All rings are Noetherian and commutative, modules are finitely generated.
It is a theorem of Serre that over a regular ring $R$, every module has a finite projective resolution.
More generally, if $R$ is regular in codimension n, what can we say about projective resolution of modules over $R$? For example, is it true that every ideal with height less than n has a finite projective resolution?
Similarly, over a Noetherian seperated regular scheme $X$, every coherent sheaf has a finite resolution by vector bundles. The same questions can be asked for schemes as for rings.
Examples are extremely appreciated. Thanks!
Edit:It is not true that every ideal with height less than n has a finite projective resolution. As inkspot pointed out, if $R$ is normal, excellent, local and all height 1 ideals have finite projective dimension, then $R$ is factorial. So the local ring of a cone at origin gives a counterexample.
Since factorial is equivalent to $Cl(R)=0$ for $R$ normal, this makes me wonder for a local ring $R$ whether every ideal with height less than n has a finite projective resolution is equivalent to:
- $R$ is regular in codimension n plus some other condition on the ring such as normal and excellent.

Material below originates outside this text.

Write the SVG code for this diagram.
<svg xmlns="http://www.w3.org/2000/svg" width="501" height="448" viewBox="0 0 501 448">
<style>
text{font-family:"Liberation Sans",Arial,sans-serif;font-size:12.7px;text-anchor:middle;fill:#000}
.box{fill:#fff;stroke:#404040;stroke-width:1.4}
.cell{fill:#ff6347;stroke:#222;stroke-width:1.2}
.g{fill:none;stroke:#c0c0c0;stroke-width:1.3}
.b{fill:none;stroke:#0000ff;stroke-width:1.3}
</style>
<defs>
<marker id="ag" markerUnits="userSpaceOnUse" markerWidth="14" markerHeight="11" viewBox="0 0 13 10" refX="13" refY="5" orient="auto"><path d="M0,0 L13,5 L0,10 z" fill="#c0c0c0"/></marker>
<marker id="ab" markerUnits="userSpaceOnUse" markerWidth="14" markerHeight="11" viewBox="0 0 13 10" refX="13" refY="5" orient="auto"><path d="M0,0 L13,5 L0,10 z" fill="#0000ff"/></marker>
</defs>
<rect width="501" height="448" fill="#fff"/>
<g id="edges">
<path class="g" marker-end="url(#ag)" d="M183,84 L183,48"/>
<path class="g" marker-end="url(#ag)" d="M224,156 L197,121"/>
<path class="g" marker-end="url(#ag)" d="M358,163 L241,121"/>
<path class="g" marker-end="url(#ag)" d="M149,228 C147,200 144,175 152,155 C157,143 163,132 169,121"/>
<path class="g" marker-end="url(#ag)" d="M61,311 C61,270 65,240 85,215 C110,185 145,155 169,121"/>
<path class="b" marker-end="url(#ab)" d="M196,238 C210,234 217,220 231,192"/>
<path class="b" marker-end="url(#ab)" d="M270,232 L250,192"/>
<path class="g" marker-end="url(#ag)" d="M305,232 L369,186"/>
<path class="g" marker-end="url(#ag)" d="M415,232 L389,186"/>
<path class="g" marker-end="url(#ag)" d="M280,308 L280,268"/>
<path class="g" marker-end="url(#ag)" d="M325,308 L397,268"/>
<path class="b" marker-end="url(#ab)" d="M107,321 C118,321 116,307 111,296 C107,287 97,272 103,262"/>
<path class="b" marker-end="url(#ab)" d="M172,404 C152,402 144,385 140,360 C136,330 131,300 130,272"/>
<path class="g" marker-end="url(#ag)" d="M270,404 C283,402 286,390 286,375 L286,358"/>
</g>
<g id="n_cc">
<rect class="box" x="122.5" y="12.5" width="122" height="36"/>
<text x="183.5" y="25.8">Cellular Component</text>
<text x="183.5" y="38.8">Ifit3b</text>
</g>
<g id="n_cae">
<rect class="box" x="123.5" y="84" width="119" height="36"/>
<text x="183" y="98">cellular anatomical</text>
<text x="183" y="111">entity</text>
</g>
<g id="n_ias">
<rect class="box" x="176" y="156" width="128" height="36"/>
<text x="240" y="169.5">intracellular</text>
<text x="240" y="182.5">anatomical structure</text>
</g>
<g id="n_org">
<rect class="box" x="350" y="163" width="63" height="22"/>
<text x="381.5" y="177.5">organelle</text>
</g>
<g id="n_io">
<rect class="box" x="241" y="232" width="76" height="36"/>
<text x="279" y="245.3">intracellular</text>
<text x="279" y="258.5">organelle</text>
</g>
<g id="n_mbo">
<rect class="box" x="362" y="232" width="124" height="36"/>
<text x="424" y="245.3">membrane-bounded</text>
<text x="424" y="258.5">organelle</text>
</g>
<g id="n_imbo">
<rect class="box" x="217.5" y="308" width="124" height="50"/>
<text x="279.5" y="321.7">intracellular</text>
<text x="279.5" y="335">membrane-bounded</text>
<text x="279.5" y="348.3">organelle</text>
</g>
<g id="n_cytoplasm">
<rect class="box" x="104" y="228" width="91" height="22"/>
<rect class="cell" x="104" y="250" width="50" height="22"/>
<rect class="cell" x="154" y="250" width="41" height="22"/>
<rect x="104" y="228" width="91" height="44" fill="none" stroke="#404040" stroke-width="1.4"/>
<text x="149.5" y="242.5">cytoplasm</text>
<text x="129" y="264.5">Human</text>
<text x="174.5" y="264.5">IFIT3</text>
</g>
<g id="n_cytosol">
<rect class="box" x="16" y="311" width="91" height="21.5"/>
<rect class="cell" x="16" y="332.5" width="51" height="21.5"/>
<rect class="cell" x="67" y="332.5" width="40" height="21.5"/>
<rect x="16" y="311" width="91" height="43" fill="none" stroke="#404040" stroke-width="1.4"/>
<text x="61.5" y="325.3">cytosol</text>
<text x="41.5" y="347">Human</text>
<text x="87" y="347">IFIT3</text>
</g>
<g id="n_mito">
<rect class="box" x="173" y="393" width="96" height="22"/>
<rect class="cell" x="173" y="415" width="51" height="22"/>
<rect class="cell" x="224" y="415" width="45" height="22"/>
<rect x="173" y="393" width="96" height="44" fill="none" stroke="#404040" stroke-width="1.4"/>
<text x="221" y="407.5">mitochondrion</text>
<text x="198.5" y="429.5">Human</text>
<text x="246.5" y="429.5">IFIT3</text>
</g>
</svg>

- Some kind of "generalized divisor class group"(may be Chow group) vanishes.
If $R$ is not local, I think condition 2 should be replaced by something like:
2'. Some part of $K_0(R)$ and $G_0(R)$ are isomorphic.
where $K_0$ is the Grothendieck group of the category of projective modules over $R$, $G_0$ is the Grothendieck group of the category of finite generated modules over $R$.
Could above be true?
Best Answer
If $R$ is normal (so regular in codimension $1$), excellent and local and all height $1$ ideals $I$ have finite projective dimension, then $R$ is factorial. So there are many counter-examples. (I don't have a reference to hand, but the argument is Serre's proof that regular implies factorial. Say $X= Spec\ R$ and $j:U\to X$ is the regular locus. A finite projective (= free) resolution of $I$ restricts to a free resolution of the restriction $\mathcal{I}$ of $I$ to $U$. Now $\mathcal{I}$ is locally free of rank $1$; taking the determinant of its resolution shows that it is free, and then $I=j_*\mathcal{I}$ is free, which means that $R$ is factorial.)